Is This The Surprising Reason You're In A Bad Mood?

Feeling down, tired and cranky? This may be why.

Despite my pale, ‘gets burnt if I go into the sun for more than five minutes’ skin, I’m definitely what you’d call a summer person. I love hanging out at the beach (although not necessarily swimming, because sharks) and being able to walk around in shorts and a singlet without giving it a second thought. Heck, I even love the kind of humid, sweat-inducing temperatures you get in Asian countries! When November arrives and I know summer is just around the corner, I get a little extra spring in my step. But, those warmer months never seem to last long and before I know it, it’s somehow Autumn again. Those vibrant blue skies are replaced with colder temps and a dreary greyness that wouldn’t look out of place in a Harry Potter movie. And while I know we’re pretty lucky here in Australia (we consider 20 degrees cold!), I have to admit that it affects my mood. And it seems I’m not alone, either!

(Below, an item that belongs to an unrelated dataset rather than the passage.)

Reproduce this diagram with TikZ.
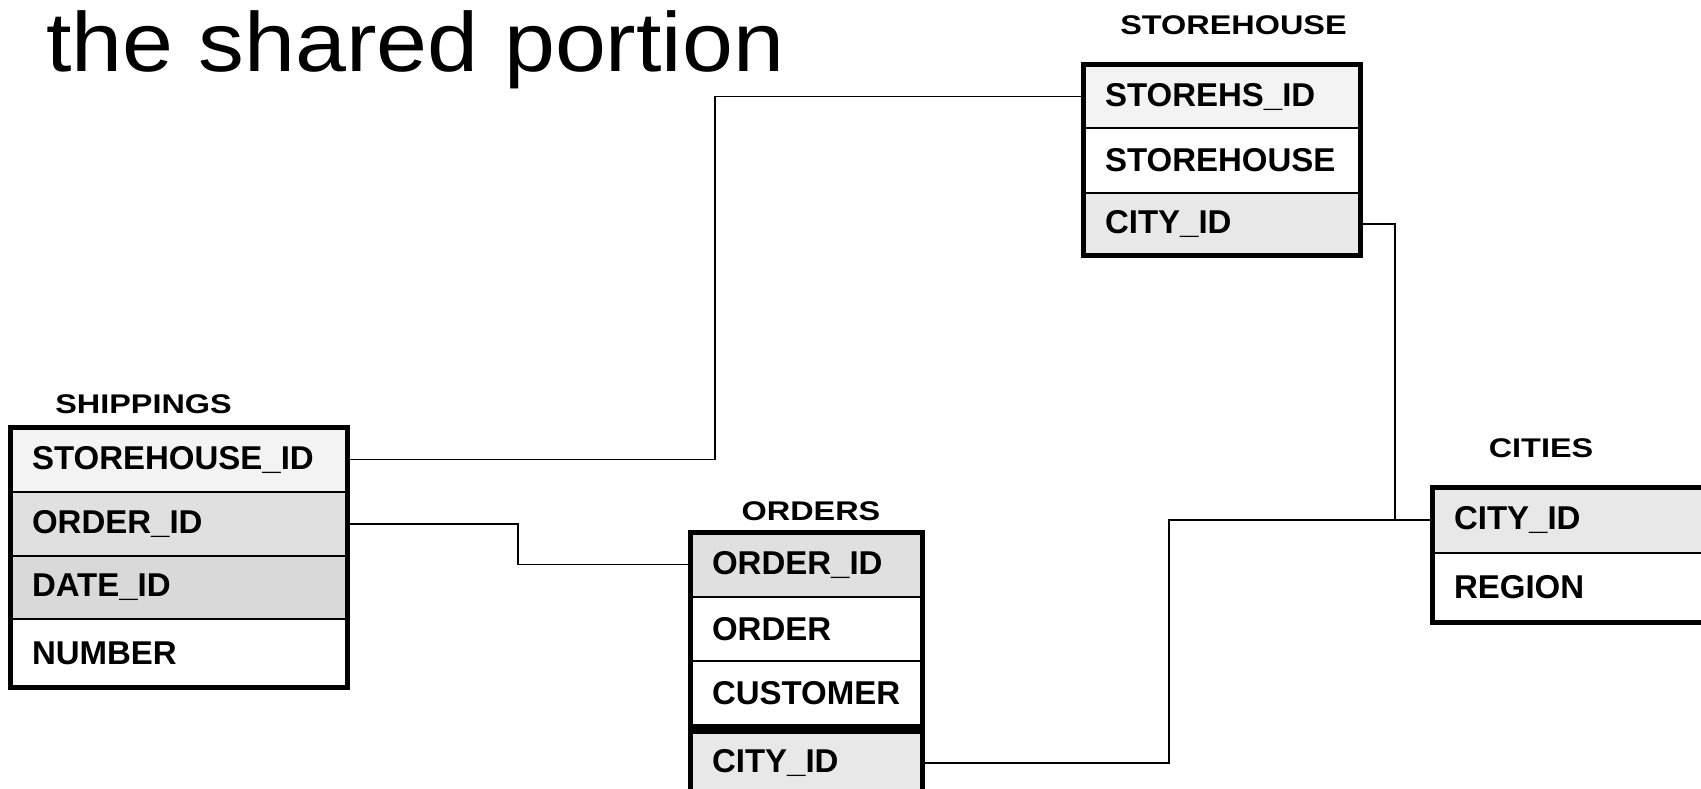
\documentclass[tikz,border=0pt]{standalone}
\usepackage{fontspec}
\setmainfont{Liberation Sans}
\definecolor{rowA}{HTML}{F3F3F3}
\definecolor{rowB}{HTML}{E0E0E0}
\definecolor{rowC}{HTML}{D9D9D9}
\definecolor{rowD}{HTML}{E8E8E8}
\begin{document}
\begin{tikzpicture}[x=1pt,y=-1pt,
  field/.style={draw=black, line width=2.5pt, rectangle, anchor=north west,
    inner xsep=22pt, inner ysep=0pt, outer sep=0pt, align=left,
    font=\fontsize{33}{33}\selectfont\bfseries},
  shipfield/.style={field, text width=293pt},
  ordfield/.style={field, text width=188pt},
  stofield/.style={field, text width=233pt},
  cityfield/.style={field, text width=304pt},
  frame/.style={draw=black, line width=5pt},
  tabtitle/.style={anchor=base, inner sep=0pt, font=\fontsize{27}{27}\selectfont\bfseries},
  link/.style={draw=black, line width=1.5pt},
  headline/.style={anchor=base west, inner sep=0pt, font=\fontsize{84}{84}\selectfont}]
\useasboundingbox (0,0) rectangle (1701,789);
\clip (0,0) rectangle (1701,789);
\fill[white] (0,0) rectangle (1701,789);

% title
\node[headline] (title) at (46,72) {\scalebox{1.09}[1]{the shared portion}};

% SHIPPINGS
\node[tabtitle] (tship) at (143.5,413) {\scalebox{1.2}[1]{SHIPPINGS}};
\node[shipfield, fill=rowA, minimum height=65pt] (s1) at (10,427) {STOREHOUSE\_ID};
\node[shipfield, fill=rowB, minimum height=64pt] (s2) at (10,492) {ORDER\_ID};
\node[shipfield, fill=rowC, minimum height=63pt] (s3) at (10,556) {DATE\_ID};
\node[shipfield, fill=white, minimum height=68pt] (s4) at (10,619) {NUMBER};
\draw[frame] (s1.north west) rectangle (s4.south east);

% ORDERS
\node[tabtitle] (tord) at (811,520) {\scalebox{1.2}[1]{ORDERS}};
\node[ordfield, fill=rowB, minimum height=65pt] (o1) at (690,532) {ORDER\_ID};
\node[ordfield, fill=white, minimum height=64pt] (o2) at (690,597) {ORDER};
\node[ordfield, fill=white, minimum height=65pt] (o3) at (690,661) {CUSTOMER};
\draw[frame] (o1.north west) rectangle (o3.south east);
\node[ordfield, fill=rowD, minimum height=64pt] (o4) at (690,731) {CITY\_ID};
\draw[frame] (o4.north west) rectangle (o4.south east);

% STOREHOUSE
\node[tabtitle] (tsto) at (1233.5,35) {\scalebox{1.2}[1]{STOREHOUSE}};
\node[stofield, fill=rowA, minimum height=63pt] (h1) at (1083,65) {STOREHS\_ID};
\node[stofield, fill=white, minimum height=65pt] (h2) at (1083,128) {STOREHOUSE};
\node[stofield, fill=rowD, minimum height=62pt] (h3) at (1083,193) {CITY\_ID};
\draw[frame] (h1.north west) rectangle (h3.south east);

% CITIES
\node[tabtitle] (tcit) at (1541,457) {\scalebox{1.2}[1]{CITIES}};
\node[cityfield, fill=rowD, minimum height=66pt] (c1) at (1432,487) {CITY\_ID};
\node[cityfield, fill=white, minimum height=69pt] (c2) at (1432,553) {REGION};
\draw[frame] (c1.north west) rectangle (c2.south east);

% bend columns
\coordinate (b1) at (715,300);
\coordinate (b2) at (518,540);
\coordinate (b3) at (1169,640);
\coordinate (b4) at (1395,400);

% connectors
\draw[link] (s1.east) -- (s1.east -| b1) |- (h1.west);
\draw[link] (s2.east) -- (s2.east -| b2) |- (o1.west);
\draw[link] (o4.east) -- (o4.east -| b3) |- (c1.west);
\draw[link] (h3.east) -- (h3.east -| b4) |- (c1.west);
\end{tikzpicture}
\end{document}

Enter, Seasonal Affective Disorder

Yep, Seasonal Affective Disorder (otherwise known as SAD) is a real thing—and according to research, it affects around one in 300 Australians. It also happens to be four times more common in women. As the name suggests, it’s when your mood takes a nosedive due to a biochemical imbalance caused by the decrease in sunlight. Unsurprisingly, it’s a lot more common in the UK (around one in 15 people), where it’s much colder and darker. However, it does still happen here (especially in the Southern states) and it can manifest in feeling down, lethargic or even just less creative and productive. It can also lead to overeating and increased cravings for processed carbs and sugar! However, as with all mental disorders, there are varying degrees and at its worst, SAD can be a serious form of depression.

SAD is a form of depression that interferes with a person’s ability to perform daily activities, as well as social and cognitive functioning.
– Clinical Psychologist Dr James Courtney via

If the above sounds like you, it’s worth speaking to your GP and possibly getting a referral to a psychologist. But if you suspect yours is just a case of the winter blues, why not give our three top tips a go?

3 ways to banish the winter blues

Let there be light

seasonal affective disorder, mood
Image: iStock

A lack of natural sunlight decreases the happy hormone, serotonin, and this is what leads to your downcast moods in the colder months. To combat this, soak up as much light as you possibly can. This may mean drawing back your curtains as soon as you wake up, going for a stroll at lunchtime or if you have any flexibility at work, coming in early so that you can leave the office before it gets dark. If you live somewhere particularly dark and cold—or spend a lot of time in an office with zero natural sunlight—you may want to consider buying a blue light box. This box mimics the outdoor light and using it for 15 minutes is equivalent to two hours spent in the sun (without the UV damage), which causes a chemical change that boosts your mood.

Dose up on vitamin D

seasonal affective disorder
Image: iStock, mood

There’s a strong link between Seasonal Affective Disorder and vitamin D deficiency, which makes sense as it’s primarily absorbed through sunlight! For this reason, you may need to supplement vitamin D in the colder months (as well as getting as much light as you possibly can). You can do this by taking vitamin D3 supplements or through your diet, by eating lots of fatty fish (ie. salmon and tuna), egg yolks or homemade orange juice.

Get moving

seasonal affective disorder, mood
Image: iStock

While winter is undoubtedly the hardest time to find the motivation to work out, it’s probably the time we need it most! As we all know, regular exercise boosts serotonin and other feel-good brain chemicals, making it the best defence against the winter sads. Pick something you love and if possible, make it an outdoor session (you’ll warm up once you get moving, we promise!)